Whether it is on a blanket stretched out in the sun or with a hat tipped over your eyes in a lounge chair
or under a big umbrella and a hammock on any given summer day, the only logical thing to do is sleep.
and even people who struggle to sit still,
who keep busy nearly all the time,
when they feel the warmth and smell the summer air,
they start to look for a place to stretch out and catch some shut-eye.
I looked forward to all those summer naps that lay ahead of me.
As I got ready to head to the water, I made a giant glass of cold tea with mint leaves
and a bit of sugar swirling around the ice cubes.
And I got a few of those clean towels from the closet.
I laughed as I tucked them under my arm.
These towels were holding on by a literal thread.
I remembered wrapping up in them when I was a kid,
tying the corners around my neck like a superhero's cape,
running through the yard.
My hair still wet from my latest cannonball into the water.
They were still here,
and would probably still be here next year.
A neighbor had dropped off a bundle of magazines on the front steps.
We shared sometimes, passing them back and forth, until we'd read them all, and I took a few with me, and my sunglasses, and made my way over to the water.
We had an old picnic table that was tilting slowly into the soft ground.
It wasn't bad enough that my glass of tea would spill.
but I added it to my mental list for a fix-up.

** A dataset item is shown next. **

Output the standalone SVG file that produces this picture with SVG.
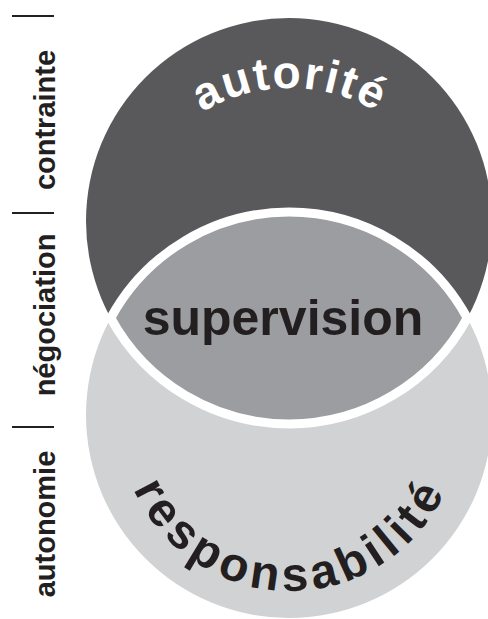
<svg xmlns="http://www.w3.org/2000/svg" width="488" height="619" viewBox="0 0 488 619">
  <style>
    .side { font-family: "Liberation Sans", Arial, sans-serif; font-weight: bold; font-size: 29px; fill: #231f20; }
    .bar { stroke: #231f20; stroke-width: 2; }
    .big { font-family: "Liberation Sans", Arial, sans-serif; font-weight: bold; }
  </style>
  <defs>
    <path id="arcTop" d="M 120 258 A 170 170 0 0 1 460 258"/>
    <path id="arcBottom" d="M 119 420 A 171 171 0 0 0 461 420"/>
  </defs>
  <rect width="488" height="619" fill="#ffffff"/>

  <g id="scale">
    <line class="bar" x1="12" y1="16" x2="54" y2="16"/>
    <line class="bar" x1="12" y1="213" x2="54" y2="213"/>
    <line class="bar" x1="12" y1="427" x2="54" y2="427"/>
    <text class="side" transform="translate(55,120) rotate(-90)" text-anchor="middle">contrainte</text>
    <text class="side" transform="translate(55,315) rotate(-90)" text-anchor="middle">négociation</text>
    <text class="side" transform="translate(55,524) rotate(-90)" text-anchor="middle">autonomie</text>
  </g>

  <g id="autorite">
    <circle cx="289" cy="221" r="203" fill="#59595b"/>
  </g>
  <g id="responsabilite">
    <circle cx="289" cy="415" r="203" fill="#d1d2d4"/>
  </g>
  <g id="supervision">
    <path d="M 110.7 318 A 203 203 0 0 1 467.3 318 A 203 203 0 0 1 110.7 318 Z" fill="#9c9da0" stroke="#ffffff" stroke-width="9" stroke-linejoin="miter"/>
    <text class="big" x="283" y="335" font-size="50" fill="#231f20" text-anchor="middle">supervision</text>
  </g>

  <g id="labels">
    <text class="big" font-size="46" fill="#ffffff" letter-spacing="2"><textPath href="#arcTop" startOffset="50%" text-anchor="middle">autorité</textPath></text>
    <text class="big" font-size="48" fill="#231f20" letter-spacing="5"><textPath href="#arcBottom" startOffset="50%" text-anchor="middle">responsabilité</textPath></text>
  </g>

  <g id="connectors"></g>
</svg>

I remembered seeing a stack of old bricks in the shed
and we could use to brace the legs,
hand-me-downs and fixer-uppers.
That was the cottage.
We put out a few lounge chairs the day before,
and I dragged one into the shade of a tall beech tree
as I struggled one-handed to spread my towels over it.

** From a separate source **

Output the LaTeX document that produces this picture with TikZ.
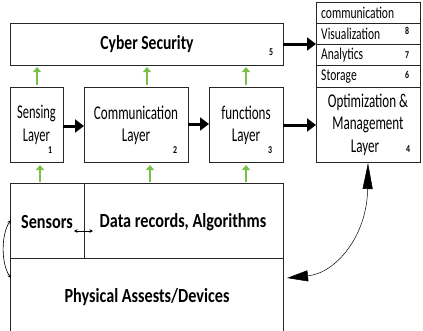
\documentclass[tikz,border=0pt]{standalone}
\usepackage{fontspec}
\usepackage{graphicx}
\setmainfont{Carlito}
\usetikzlibrary{arrows.meta}
\definecolor{upgreen}{RGB}{122,192,72}
% narrow text helper: horizontal squeeze only
\newcommand{\narrow}[2]{\scalebox{#1}[1]{#2}}
\tikzset{
  box/.style={draw=black!85, line width=0.8pt},
  layertxt/.style={font=\fontsize{19.5}{21}\selectfont, inner sep=0pt},
  rowtxt/.style={font=\fontsize{16.5}{18}\selectfont, anchor=west, inner sep=0pt},
  num/.style={font=\bfseries\fontsize{10.5}{11}\selectfont, inner sep=0pt},
  boldtxt/.style={font=\bfseries\fontsize{20}{22}\selectfont, inner sep=0pt},
  flow/.style={line width=3pt, -{Triangle[length=9pt,width=13pt]}},
  up/.style={draw=upgreen, line width=2pt, -{Triangle[length=5pt,width=8pt]}},
}
\begin{document}
\begin{tikzpicture}[x=1pt, y=-1pt]
\clip (0,0) rectangle (423,330);
\fill[white] (0,0) rectangle (423,330);

% top band
\draw[box] (10,23) rectangle (283,65);
\node[boldtxt] (cyber) at (147,44) {\narrow{0.78}{Cyber Security}};
\node[num] at (271,52) {\narrow{0.75}{5}};

% layer boxes
\draw[box] (10,87) rectangle (63,162);
\node[layertxt] (sense1) at (36.5,113) {\narrow{0.64}{Sensing}};
\node[layertxt] (sense2) at (36.5,137) {\narrow{0.64}{Layer}};
\node[num] at (50,150) {\narrow{0.75}{1}};

\draw[box] (84,87) rectangle (188,162);
\node[layertxt] (comm1) at (136,113) {\narrow{0.67}{Communication}};
\node[layertxt] (comm2) at (136,137) {\narrow{0.67}{Layer}};
\node[num] at (175,150) {\narrow{0.75}{2}};

\draw[box] (209,87) rectangle (283,162);
\node[layertxt] (func1) at (246,113) {\narrow{0.67}{functions}};
\node[layertxt] (func2) at (246,137) {\narrow{0.67}{Layer}};
\node[num] at (270,150) {\narrow{0.75}{3}};

% right stack
\draw[box] (316,2) rectangle (420,23);
\draw[box] (316,23) rectangle (420,44);
\draw[box] (316,44) rectangle (420,65);
\draw[box] (316,65) rectangle (420,87);
\draw[box] (316,87) rectangle (420,162);
\node[rowtxt] (rcomm) at (321,13) {\narrow{0.7}{communication}};
\node[rowtxt] (rvis) at (321,34) {\narrow{0.7}{Visualization}};
\node[rowtxt] (rana) at (321,55) {\narrow{0.7}{Analytics}};
\node[rowtxt] (rsto) at (321,76.5) {\narrow{0.7}{Storage}};
\node[num] at (407,31) {\narrow{0.75}{8}};
\node[num] at (407,55) {\narrow{0.75}{7}};
\node[num] at (407,75) {\narrow{0.75}{6}};
\node[layertxt] (opt1) at (368,102) {\narrow{0.67}{Optimization \&}};
\node[layertxt] (opt2) at (368,125) {\narrow{0.67}{Management}};
\node[layertxt] (opt3) at (365,148) {\narrow{0.67}{Layer}};
\node[num] at (408,149) {\narrow{0.75}{4}};

% bottom blocks
\draw[box] (10,183) rectangle (283,258);
\draw[box] (84,183) -- (84,258);
\draw[box] (10,258) rectangle (283,340);
\node[boldtxt] (sensors) at (47,222) {\narrow{0.81}{Sensors}};
\node[boldtxt] (data) at (183,222) {\narrow{0.81}{Data records, Algorithms}};
\node[boldtxt] (phys) at (147,297) {\narrow{0.81}{Physical Assests/Devices}};

% coordinates for connectors
\coordinate (c5r) at (283,44);
\coordinate (stl) at (316,44);
\coordinate (s1r) at (63,126);
\coordinate (s2l) at (84,126);
\coordinate (s2r) at (188,124);
\coordinate (s3l) at (209,124);
\coordinate (s3r) at (283,125);
\coordinate (s4l) at (316,125);

% main flow arrows
\draw[flow] (c5r) -- (stl);
\draw[flow] (s1r) -- (s2l);
\draw[flow] (s2r) -- (s3l);
\draw[flow] (s3r) -- (s4l);

% green upward arrows
\foreach \x in {37,147,246} {
  \draw[up] (\x,85) -- (\x,67);
}
\foreach \x in {40,150,246} {
  \draw[up] (\x,182) -- (\x,165);
}

% sensors <-> data records
\coordinate (da) at (74,231);
\coordinate (db) at (93,231);
\draw[line width=0.6pt, {Stealth[length=3.5pt,width=3.5pt]}-{Stealth[length=3.5pt,width=3.5pt]}] (da) -- (db);

% left loop between sensors and physical assets
\coordinate (la) at (11,220);
\coordinate (lb) at (11,278);
\draw[line width=0.6pt, {Stealth[length=4pt,width=3.5pt]}-{Stealth[length=4pt,width=3.5pt]}]
  (la) .. controls (1,234) and (1,264) .. (lb);

% right curved link between optimization layer and physical assets
\coordinate (ra) at (368,163);
\coordinate (rb) at (287,278);
\draw[line width=0.5pt, {Triangle[length=26pt,width=10pt]}-{Triangle[length=21pt,width=11pt]}]
  (ra) .. controls (367,236) and (336,273) .. (rb);
\end{tikzpicture}
\end{document}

I remembered the chairs we'd had when I was little.
There was one that folded flat, though you had to have an engineering degree to set it back up again.

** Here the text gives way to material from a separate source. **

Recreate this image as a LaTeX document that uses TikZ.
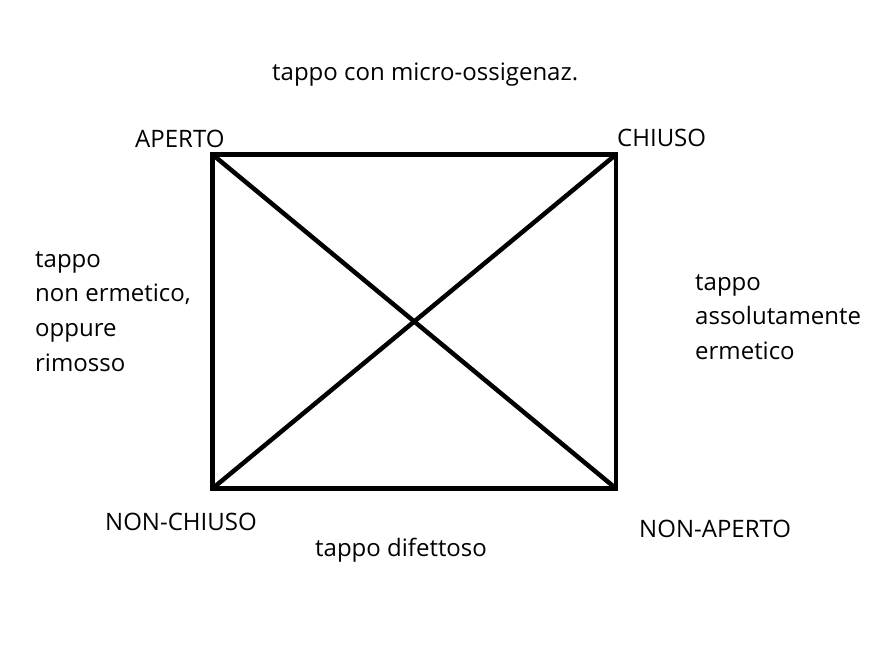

It was made of canvas and a wood frame.
And I thought of my father, flipping the fabric this way and that.
Sure, he had it this time, been trying to sit.
and the whole thing collapsing.
Then there were the beach chairs
my mother and I tried to lay on.
They were the kind that folded up
like a trifold wallet
and made of rubbery plastic tubes
that your skin would get pinched in,
leave you with striped marks all over your body
once you managed to stand up out of them.
The frames were illumined,
aluminum that rusted almost instantly and buckled when you tried to flip onto your belly.
I could still remember the clicking sound the hinges made as you lowered or lifted the headrest,
trying to get comfortable. I was almost certain though. We still had all those chairs somewhere
in the cottage. Finally, I settled into my spot.
and found a flattish patch of grass to rest my drink.
I took a long, slow breath in and let it out.
My magazines could wait.
I wanted to watch the water.
There was a light breeze today and a few boats out.
So the surface rippled and rose in soft waves.
I closed my eyes.
And listened, I could hear water birds calling, the far-off buzz of a lawnmower,
water lapping against boat hulls, and high and softer than all of it, the light rustle of the breeze
and the leaves. I knew in a minute or two, the first summer nap of the season would swallow me up.
I doze deeply, happily, warm, and content, and wake to find all the ice cubes in my tea melted.
And the magazines flapping in the breeze, I held on to this moment of just a little longer, that sweet feeling of inevitable heavy sleep, coming to restore me.
Opening the cottage.
It is perhaps a distinction that not everyone will agree with,
but as far as I am concerned, cabins are in the woods,
and cottages are by the water.
A cabin might live in a shady glade,
tall pines or ancient oaks standing close by,
with branches curling overhead.
It might have dark-panelled walls,
and a wood-burning stove for warming feet and thick socks.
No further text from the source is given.